I think many people  wish it was that simple and the usual terroir, climate and temperatures make growing truffles very interesting and challenging.
New Zealand’s emerging Trufferies means we too may be able to purchase the elusive truffles in the future. Who know’s when we could have our own truffle markets like the famous ones in Alba – Italy or many regions in France from Dorgogne to Richerenches in Provence from November to March.
Varietal names like – Burgundy, Brumale, Perigord, Borchi, Summer, Alba and Borchi hopefully will become familiar and learning how to distinguish varietals, develop a taste and gaining a few new skills to cook with truffles will be essential.
My tour group spent most of a day with Claire and Hubert from Montpelier,  Beginning our morning at Claire’s brother Jean Louis ‘Clos’  – which means a property surrounded by closed walls. He has repaired the walls as well as topping them with high fencing to keep out pigs and 3 years ago planted grapes, rows of raspberries and currants, raised beds for vegetables and introduced 6 varieties  of trees inoculated with mycelium to produce truffles.  Jean Louis was very excited, because the following week he was to be picking his first grapes and hopefully get 1 barrel of wine –  about 300 bottles .
Under a group of old pine trees we became acquainted with Hubert’s Truffle dogs – an Italian bred called Lagotto Romagnolo which are the perfect dog to seek truffles.
They followed their noses to track the elusive perfumed truffles planted by Hubert for our demonstration.

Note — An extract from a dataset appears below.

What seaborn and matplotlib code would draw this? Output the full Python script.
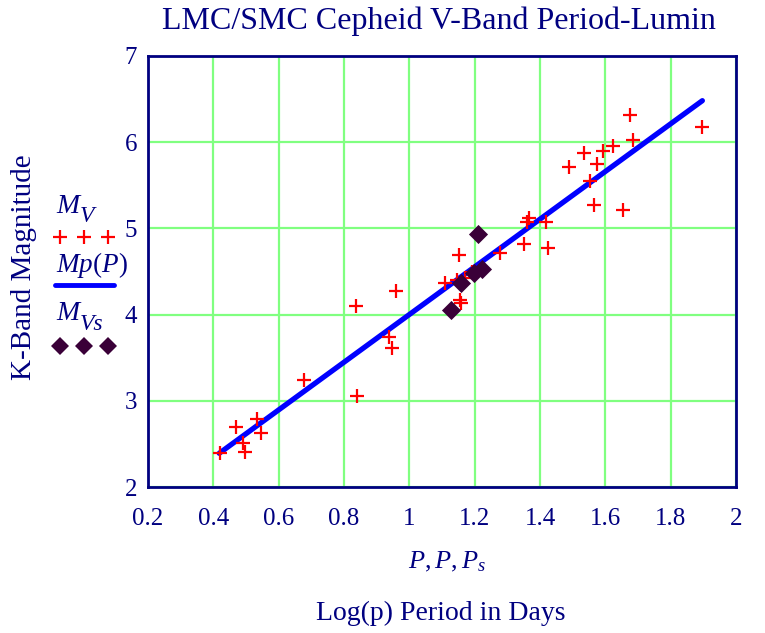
import matplotlib
matplotlib.use("Agg")
import matplotlib.pyplot as plt
from matplotlib.lines import Line2D
import seaborn as sns
import pandas as pd

# ---- data ----
p_lmc = [0.420, 0.469, 0.492, 0.497, 0.535, 0.546, 0.678, 0.837, 0.840, 0.939,
         0.946, 0.958, 1.109, 1.145, 1.170, 1.152, 1.155, 1.157, 1.192, 1.278,
         1.352, 1.359, 1.367, 1.418, 1.424, 1.490, 1.536, 1.553, 1.565, 1.574,
         1.594, 1.624, 1.655, 1.676, 1.684, 1.895]
mv_lmc = [2.401, 2.702, 2.510, 2.405, 2.788, 2.626, 3.243, 4.100, 3.058, 3.738,
          3.610, 4.278, 4.370, 4.402, 4.421, 4.691, 4.170, 4.132, 4.495, 4.711,
          4.815, 5.077, 5.116, 5.073, 4.769, 5.714, 5.869, 5.548, 5.270, 5.745,
          5.896, 5.954, 5.213, 6.313, 6.023, 6.178]
p_smc = [1.128, 1.157, 1.197, 1.222, 1.211]
mv_smc = [4.054, 4.370, 4.479, 4.531, 4.940]
fit_p = [0.418, 1.897]
fit_m = [2.394, 6.479]
x_ticks = [0.2, 0.4, 0.6, 0.8, 1.0, 1.2, 1.4, 1.6, 1.8, 2.0]
x_tick_labels = ["0.2", "0.4", "0.6", "0.8", "1", "1.2", "1.4", "1.6", "1.8", "2"]
y_ticks = [2, 3, 4, 5, 6, 7]

NAVY = "#000080"
GRID = "#80FF80"
RED = "#FF0000"
BLUE = "#0000FF"
PURPLE = "#3A0038"

sns.set_theme(style="white")
plt.rcParams["font.family"] = ["Liberation Serif", "DejaVu Serif"]
plt.rcParams["mathtext.fontset"] = "custom"
plt.rcParams["mathtext.rm"] = "Liberation Serif"
plt.rcParams["mathtext.it"] = "Liberation Serif:italic"

W, H = 765, 633
fig = plt.figure(figsize=(W / 100, H / 100), dpi=100)
ax = fig.add_axes([148 / W, 1 - 487.3 / H, (736 - 148) / W, (487.3 - 55.7) / H])

df_l = pd.DataFrame({"P": p_lmc, "M": mv_lmc})
df_s = pd.DataFrame({"P": p_smc, "M": mv_smc})
df_f = pd.DataFrame({"P": fit_p, "M": fit_m})

sns.lineplot(data=df_f, x="P", y="M", ax=ax, color=BLUE, linewidth=3.8,
             solid_capstyle="round", zorder=3)
sns.scatterplot(data=df_l, x="P", y="M", ax=ax, marker="+", s=110,
                color=RED, linewidth=1.6, zorder=4)
sns.scatterplot(data=df_s, x="P", y="M", ax=ax, marker="D", s=95,
                color=PURPLE, edgecolor=PURPLE, linewidth=0, zorder=5)

ax.set_xlim(0.2, 2.0)
ax.set_ylim(2, 7)
ax.set_xticks(x_ticks)
ax.set_xticklabels(x_tick_labels)
ax.set_yticks(y_ticks)
ax.grid(True, color=GRID, linewidth=1.6)
ax.set_axisbelow(True)
ax.tick_params(axis="both", length=0, labelsize=18, colors=NAVY)
ax.tick_params(axis="x", pad=15)
ax.tick_params(axis="y", pad=8)
for s in ax.spines.values():
    s.set_color(NAVY)
    s.set_linewidth(2)
    s.set_visible(True)
ax.set_xlabel("")
ax.set_ylabel("")

# titles / labels
fig.text(439 / W, 1 - 21 / H, "LMC/SMC Cepheid V-Band Period-Lumin",
         ha="center", va="center", fontsize=23, color=NAVY)
fig.text(447 / W, 1 - 562 / H, r"$P,P,P_s$", ha="center", va="center",
         fontsize=19, color=NAVY)
fig.text(441 / W, 1 - 613 / H, "Log(p) Period in Days", ha="center",
         va="center", fontsize=20, color=NAVY)
fig.text(24 / W, 1 - 267 / H, "K-Band Magnitude", ha="center", va="center",
         rotation=90, fontsize=21, color=NAVY)


# legend (Mathcad style: label above sample)
def fx(px):
    return px / W


def fy(py):
    return 1 - py / H


ital = dict(style="italic", color=NAVY, va="baseline", ha="left")
fig.text(fx(56), fy(213), "M", fontsize=20, **ital)
fig.text(fx(80), fy(222), "V", fontsize=17, **ital)
fig.add_artist(Line2D([fx(60), fx(84), fx(108)], [fy(237)] * 3, linestyle="none",
                      marker="+", markersize=10, markeredgewidth=1.6, color=RED))
fig.text(fx(56), fy(272), r"$Mp(P)$", ha="left", va="baseline", fontsize=19.5,
         color=NAVY)
fig.add_artist(Line2D([fx(55), fx(114)], [fy(285), fy(285)], color=BLUE,
                      linewidth=3.5, solid_capstyle="round"))
fig.text(fx(56), fy(320), "M", fontsize=20, **ital)
fig.text(fx(80), fy(330), "Vs", fontsize=17, **ital)
fig.add_artist(Line2D([fx(60), fx(84), fx(108)], [fy(346)] * 3, linestyle="none",
                      marker="D", markersize=9, color=PURPLE, markeredgewidth=0))

fig.savefig("out.png", dpi=100)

Meanwhile in her usual attention to detail and perfection Claire was ready for our workship in the basement of a council building in the busy little village of Pommard 10 minutes away.
Over the next 3 hours my tour group tasted, cooked and ate a magnificent degustation lunch. Every course of course had truffles including black truffle ice-cream and truffle in salted – butter caramel.
Claire and Hubert both come from Botany backgrounds and both were flirting with truffles. They are now experts and in high demand,demonstrating all over France.
In France truffles have always been available in local forests and many people including Claire have been bought up truffle hunting with grandparents and used to eating them.
My tour group enthusiastically involved themselves in the new world of truffles and came away  happy with a new respect for these elusive, rather expensive, lumpy  fruits.